Десятая… Зачем мне это знать? Мне это должно о чём-то говорить? Я не понимаю, я, правда, не понимаю, и сильно устал, чтобы пытаться понять…

Я честно хотел остаться снаружи кабинета, но меня втянули сюда и, кажется, ждали, что я буду умиляться и ликовать от увиденной картины.

Только вот… Я не мог.

Да, я радовался. Я, конечно, радовался, хоть ничего и не понимал в том, что вижу.

Но моя безумная радость этому ребёнку тонула в боли, что я пытался в себе погасить.

Да, я вижу новую жизнь, маленькую и такую хрупкую, только вот она не могла перекрыть того, что другого человека не стало. Да, ребёнок сможет смягчить боль, но пока… Мы и его чуть не потеряли… Но обошлось, да?

Я заставил себя улыбнуться, как этого ждал врач, я не должен поддаваться эмоциям, я должен был сильным. Я должен держаться, только вот…

Даже слабая улыбка пошатнула запертую внутри боль… Резко саданула, вызывая отчаяние и желание завыть. Я посмотрел на Дину. Девушка смотрела на монитор, нервно покусывая нижнюю губу и неосознанно сжимала мою руку. Я легко сжал её пальцы в ответ, и она, будто устыдившись своей слабости, отдёрнула руку...

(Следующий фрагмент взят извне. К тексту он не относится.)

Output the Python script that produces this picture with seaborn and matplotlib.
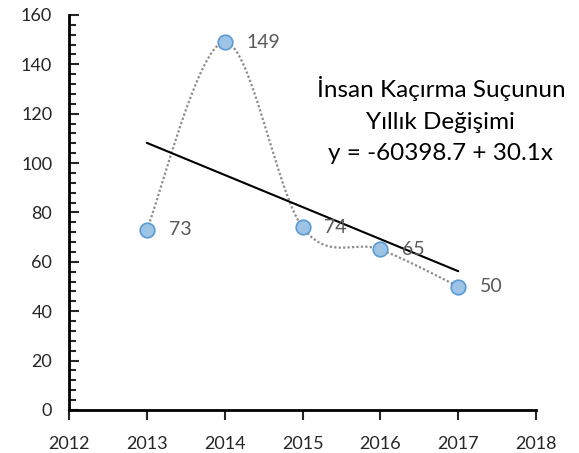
import numpy as np
import pandas as pd
import matplotlib
matplotlib.use('Agg')
import matplotlib.pyplot as plt
from matplotlib.ticker import MultipleLocator
import seaborn as sns

# veriler
years = [2013, 2014, 2015, 2016, 2017]
cases = [73, 149, 74, 65, 50]
title_lines = ['İnsan Kaçırma Suçunun', 'Yıllık Değişimi', 'y = -60398.7 + 30.1x']

df = pd.DataFrame({'yil': years, 'sayi': cases})

sns.set_style('white')
plt.rcParams['font.family'] = ['Lato', 'DejaVu Sans']


# Excel tarzi yumusak cizgi (Catmull-Rom / Bezier)
def smooth_curve(xs, ys, n=60):
    p = np.column_stack([xs, ys]).astype(float)
    p = np.vstack([p[0], p, p[-1]])
    out = []
    for i in range(1, len(p) - 2):
        p0, p1, p2, p3 = p[i - 1], p[i], p[i + 1], p[i + 2]
        c1 = p1 + (p2 - p0) / 6.0
        c2 = p2 - (p3 - p1) / 6.0
        t = np.linspace(0, 1, n)[:, None]
        seg = ((1 - t) ** 3) * p1 + 3 * ((1 - t) ** 2) * t * c1 + 3 * (1 - t) * t ** 2 * c2 + t ** 3 * p2
        out.append(seg if i == 1 else seg[1:])
    return np.vstack(out)


curve = smooth_curve(df['yil'], df['sayi'])
df_curve = pd.DataFrame({'x': curve[:, 0], 'y': curve[:, 1]})

fig = plt.figure(figsize=(5.79, 4.53), dpi=100)
ax = fig.add_axes([0.119, 0.095, 0.807, 0.872])

sns.lineplot(data=df_curve, x='x', y='y', sort=False, ax=ax, color='#8c8c8c',
             linestyle=(0, (1, 1)), linewidth=1.6, zorder=2)
sns.regplot(data=df, x='yil', y='sayi', ci=None, scatter=False, ax=ax,
            line_kws={'color': 'black', 'linewidth': 1.5, 'zorder': 3})
sns.scatterplot(data=df, x='yil', y='sayi', ax=ax, s=110, color='#9dc3e6',
                edgecolor='#5b9bd5', linewidth=1.2, zorder=4)

for x, y in zip(years, cases):
    ax.text(x + 0.28, y, str(y), fontsize=14, color='#595959', va='center', ha='left')

ax.text(0.796, 0.734, '\n'.join(title_lines), transform=ax.transAxes, ha='center', va='center',
        fontsize=17.5, color='black', linespacing=1.62)

ax.set_xlim(2012, 2018)
ax.set_ylim(0, 160)
ax.xaxis.set_major_locator(MultipleLocator(1))
ax.yaxis.set_major_locator(MultipleLocator(20))
ax.yaxis.set_minor_locator(MultipleLocator(4))
ax.set_xlabel('')
ax.set_ylabel('')

for side in ['top', 'right']:
    ax.spines[side].set_visible(False)
for side in ['left', 'bottom']:
    ax.spines[side].set_linewidth(2)
    ax.spines[side].set_color('black')

ax.tick_params(axis='y', which='major', direction='in', length=7, width=1.5, labelsize=13, pad=12, left=True)
ax.tick_params(axis='y', which='minor', direction='in', length=5, width=1.5, left=True)
ax.tick_params(axis='x', which='major', direction='out', length=7, width=1.5, labelsize=13, pad=12, bottom=True)

fig.savefig('out.png', dpi=100)
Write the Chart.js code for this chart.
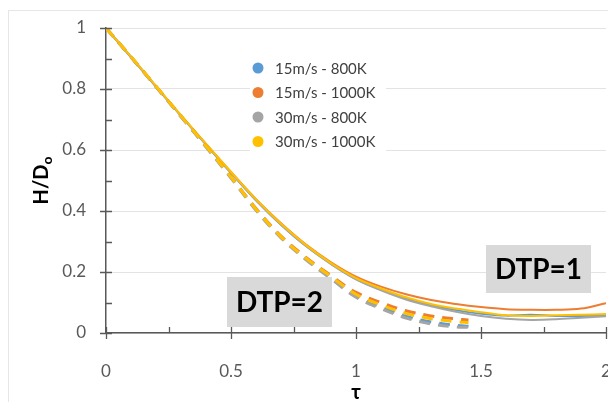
<!DOCTYPE html>
<html>
<head>
<meta charset="utf-8">
<script src="https://cdn.jsdelivr.net/npm/chart.js@4/dist/chart.umd.min.js"></script>
<style>
  html, body { margin: 0; padding: 0; background: #fff; }
  #wrap { position: relative; width: 608px; height: 402px; }
</style>
</head>
<body>
<div id="wrap"><canvas id="chart"></canvas></div>
<script>
// tau samples
const tauSolid  = [0, 0.1, 0.2, 0.3, 0.4, 0.5, 0.6, 0.7, 0.8, 0.9, 1.0, 1.1, 1.2, 1.3, 1.4, 1.5, 1.6, 1.7, 1.8, 1.9, 2.0]
const tauDashed = [0, 0.1, 0.2, 0.3, 0.4, 0.5, 0.6, 0.7, 0.8, 0.9, 1.0, 1.1, 1.2, 1.3, 1.4, 1.45]

const seriesNames = ['15m/s - 800K', '15m/s - 1000K', '30m/s - 800K', '30m/s - 1000K']

// DTP=1 (solid)
const solid15_800  = [1, 0.905, 0.808, 0.712, 0.618, 0.525, 0.435, 0.355, 0.285, 0.227, 0.177, 0.142, 0.113, 0.091, 0.075, 0.063, 0.057, 0.060, 0.056, 0.056, 0.058]
const solid15_1000 = [1, 0.905, 0.808, 0.713, 0.620, 0.528, 0.439, 0.360, 0.290, 0.232, 0.185, 0.152, 0.127, 0.108, 0.095, 0.085, 0.078, 0.076, 0.076, 0.080, 0.098]
const solid30_800  = [1, 0.905, 0.808, 0.712, 0.618, 0.525, 0.435, 0.355, 0.285, 0.226, 0.176, 0.140, 0.110, 0.088, 0.070, 0.056, 0.047, 0.043, 0.045, 0.050, 0.055]
const solid30_1000 = [1, 0.906, 0.810, 0.714, 0.620, 0.528, 0.438, 0.358, 0.288, 0.229, 0.180, 0.146, 0.117, 0.095, 0.080, 0.068, 0.058, 0.056, 0.058, 0.060, 0.062]

// DTP=2 (dashed)
const dash15_800  = [1, 0.905, 0.808, 0.710, 0.612, 0.510, 0.405, 0.315, 0.243, 0.182, 0.122, 0.085, 0.055, 0.036, 0.025, 0.022]
const dash15_1000 = [1, 0.905, 0.808, 0.711, 0.613, 0.512, 0.408, 0.318, 0.248, 0.188, 0.133, 0.100, 0.073, 0.056, 0.046, 0.043]
const dash30_800  = [1, 0.905, 0.807, 0.709, 0.610, 0.508, 0.402, 0.312, 0.240, 0.178, 0.117, 0.080, 0.049, 0.030, 0.020, 0.019]
const dash30_1000 = [1, 0.906, 0.809, 0.711, 0.613, 0.511, 0.406, 0.316, 0.245, 0.185, 0.127, 0.092, 0.064, 0.047, 0.037, 0.034]

const xTicks = [0, 0.5, 1, 1.5, 2]
const yTicks = [0, 0.2, 0.4, 0.6, 0.8, 1]
const xTickLabels = ['0', '0.5', '1', '1.5', '2']
const yTickLabels = ['0', '0.2', '0.4', '0.6', '0.8', '1']

const colors = ['#5B9BD5', '#ED7D31', '#A5A5A5', '#FFC000']
const drawOrder = [3, 2, 1, 0]

function pts(xs, ys){
    return xs.map(function(x, i){ return {x: x, y: ys[i]} })
}

const solidSets = [solid15_800, solid15_1000, solid30_800, solid30_1000]
const dashSets  = [dash15_800, dash15_1000, dash30_800, dash30_1000]

let datasets = []
solidSets.forEach(function(s, i){
    datasets.push({
        label: seriesNames[i],
        data: pts(tauSolid, s),
        borderColor: colors[i],
        borderWidth: 2,
        pointRadius: 0,
        tension: 0.35,
        order: drawOrder[i] + 4
    })
})
dashSets.forEach(function(s, i){
    datasets.push({
        label: seriesNames[i] + ' (DTP=2)',
        data: pts(tauDashed, s),
        borderColor: colors[i],
        borderWidth: 3,
        borderDash: [11, 8],
        pointRadius: 0,
        tension: 0.35,
        order: drawOrder[i]
    })
})

// ticks, titles, legend and DTP labels
const decor = {
    id: 'decor',
    beforeDraw(chart){
        const c = chart.ctx
        c.save()
        c.fillStyle = '#fff'
        c.fillRect(0, 0, chart.width, chart.height)
        c.strokeStyle = '#E6E6E6'
        c.lineWidth = 1
        c.strokeRect(8.5, 10.5, chart.width, chart.height)
        c.restore()
    },
    afterDatasetsDraw(chart){
        const c = chart.ctx
        const xs = chart.scales.x, ys = chart.scales.y
        const x0 = xs.getPixelForValue(0), y0 = ys.getPixelForValue(0)
        c.save()
        c.strokeStyle = '#595959'
        c.lineWidth = 1.3
        c.beginPath()
        for (let v = 0; v <= 1.0001; v += 0.1){
            const py = Math.round(ys.getPixelForValue(v)) + 0.5
            const major = Math.round(v * 10) % 2 === 0
            c.moveTo(major ? x0 - 6 : x0, py)
            c.lineTo(x0 + 6, py)
        }
        for (let v = 0; v <= 2.0001; v += 0.25){
            const px = Math.round(xs.getPixelForValue(v)) + 0.5
            const major = Math.round(v * 4) % 2 === 0
            c.moveTo(px, y0 - 6)
            c.lineTo(px, major ? y0 + 6 : y0)
        }
        c.stroke()

        // legend
        c.fillStyle = '#fff'
        c.fillRect(250, 56, 136, 96)
        c.font = '15px Lato'
        c.textBaseline = 'middle'
        c.textAlign = 'left'
        seriesNames.forEach(function(n, i){
            const cy = 68 + i * 24.5
            c.fillStyle = colors[i]
            c.beginPath()
            c.arc(258, cy, 5.5, 0, Math.PI * 2)
            c.fill()
            c.fillStyle = '#404040'
            c.fillText(n, 275, cy + 1)
        })

        // DTP boxes
        c.fillStyle = '#D9D9D9'
        c.fillRect(227, 277, 105, 50)
        c.fillRect(486, 245, 105, 48)
        c.fillStyle = '#000'
        c.font = 'bold 28px Lato'
        c.textAlign = 'center'
        c.fillText('DTP=2', 279.5, 303)
        c.fillText('DTP=1', 538.5, 270)

        // axis titles
        c.font = 'bold 20px Lato'
        c.fillText('τ', xs.getPixelForValue(1), 393)
        c.textBaseline = 'alphabetic'
        c.translate(48, (ys.top + ys.bottom) / 2)
        c.rotate(-Math.PI / 2)
        c.font = 'bold 20px Lato'
        const mainW = c.measureText('H/D').width
        c.font = 'bold 14px Lato'
        const subW = c.measureText('o').width
        const start = -(mainW + subW) / 2
        c.textAlign = 'left'
        c.font = 'bold 20px Lato'
        c.fillText('H/D', start, 0)
        c.font = 'bold 14px Lato'
        c.fillText('o', start + mainW, 4)
        c.restore()
    }
}

new Chart(document.getElementById('chart'), {
    type: 'line',
    data: { datasets: datasets },
    options: {
        responsive: true,
        maintainAspectRatio: false,
        animation: false,
        layout: { padding: { top: 28, right: 2, left: 0, bottom: 0 } },
        plugins: { legend: { display: false }, tooltip: { enabled: false } },
        scales: {
            x: {
                type: 'linear',
                min: 0,
                max: 2,
                afterBuildTicks: function(s){ s.ticks = xTicks.map(function(v){ return {value: v} }) },
                ticks: {
                    callback: function(v){ return xTickLabels[xTicks.indexOf(v)] },
                    font: { family: 'Lato', size: 17 },
                    color: '#595959',
                    padding: 20,
                    maxRotation: 0,
                    autoSkip: false
                },
                grid: { display: false },
                border: { color: '#595959', width: 1.5 },
                afterFit: function(s){ s.height = 69; s.paddingLeft = 0; s.paddingRight = 0 }
            },
            y: {
                min: 0,
                max: 1,
                afterBuildTicks: function(s){ s.ticks = yTicks.map(function(v){ return {value: v} }) },
                ticks: {
                    callback: function(v){ return yTickLabels[yTicks.indexOf(v)] },
                    font: { family: 'Lato', size: 17 },
                    color: '#595959',
                    padding: 20
                },
                grid: { color: '#E3E3E3', drawTicks: false },
                border: { color: '#595959', width: 1.5 },
                afterFit: function(s){ s.width = 106; s.paddingTop = 0; s.paddingBottom = 0 }
            }
        }
    },
    plugins: [decor]
});
</script>
</body>
</html>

- Вот, чтобы не сомневались, - известили нас, и в кабинете, поверх жужжания аппарата, раздался странный звук, что мне, скорее, напомнил шум машины… Сердцебиение! Это было сердцебиение ребенка!

Я поражённо смотрел на экран, начиная осознавать реальность происходящего.

- Поздравляю вас, - сияющее, заявил врач, уже выдавая мне маленький снимок УЗИ, при этом он светился, как будто сам был причастен к созданию мелкого чуда. - Прибавление в семье – это всегда радость, - добавил он уже менее уверенно, ощущая наше состояние. И правда, мы, наверное, с трудом походили на счастливых родителей, что чудом не потеряли малыша. Сейчас мы оба напряжены и сдержаны.

- Спасибо, - я кивнул, принимая снимок, снова пытаясь понять, где в чёрно-белом квадратике ребёнок, а ещё мне надо было улыбаться. Я же вроде как отец…

Губы не слушаются, я чувствую, как уголки рта подрагивают, но не хватает силы натянуть маску радости, хотя внутри всё ликует. Его ребёнок! У него будет ребёнок!!!

«-Ну и когда уже дети будут? Я хочу быть их любимым крёстным!»

«- Слушай! Сколько можно, ты не молодеешь! Я сейчас сам пойду к твоей Золушке требовать, чтобы она родила тебе сына!»

«- Арсен, серьёзно! Ты хочешь назвать ребёнка – Адамом? Ты совсем? Адам Арсенович? Тебе не жалко малыша? Кажется, я понимаю, почему твоя Золушка ещё не родила тебе никого…»

Мои собственные слова эхом звенят в голове, переплетаясь с сердцебиением нерождённого еще рёбенка, или это у меня кровь стучит в висках? Я ведь всё его подначивал про детей, смеялся, шутил… Дразнил. Мать тоже ждала от него внуков, как и от меня, а я всё мечтал списать всё на него, сам пожить ещё холостой жизнью, вот и…

Мама… а я ведь ещё не позвонил… Не сказал… Она ведь любила Арсена как сына, обижаясь на него за редкие визиты, переживала, если у него были проблемы или он простывал… И как теперь сказать ей, что он умер…

Я сглотнул, чувствуя, как моё желание быть сильным, даёт слабину, в глазах помутнело от подступивших слёз.

Нельзя плакать, нельзя!

Руки затряслись. Нет, нельзя, я не ребёнок! Я не женщина! Я не имею права плакать и быть слабым! Не сейчас!

- Всё хорошо? - я не смог украдкой стереть слёзы, что защипали глаза. - Вы не волнуйтесь, у нас отцы и навзрыд рыдали иногда… А здесь, когда вы чуть не потеряли…

Последнее было сказано так неуверенно, отчего я усмехнулся.

- Нет, всё хорошо, - я усилием воли заставил всё же себя улыбнуться.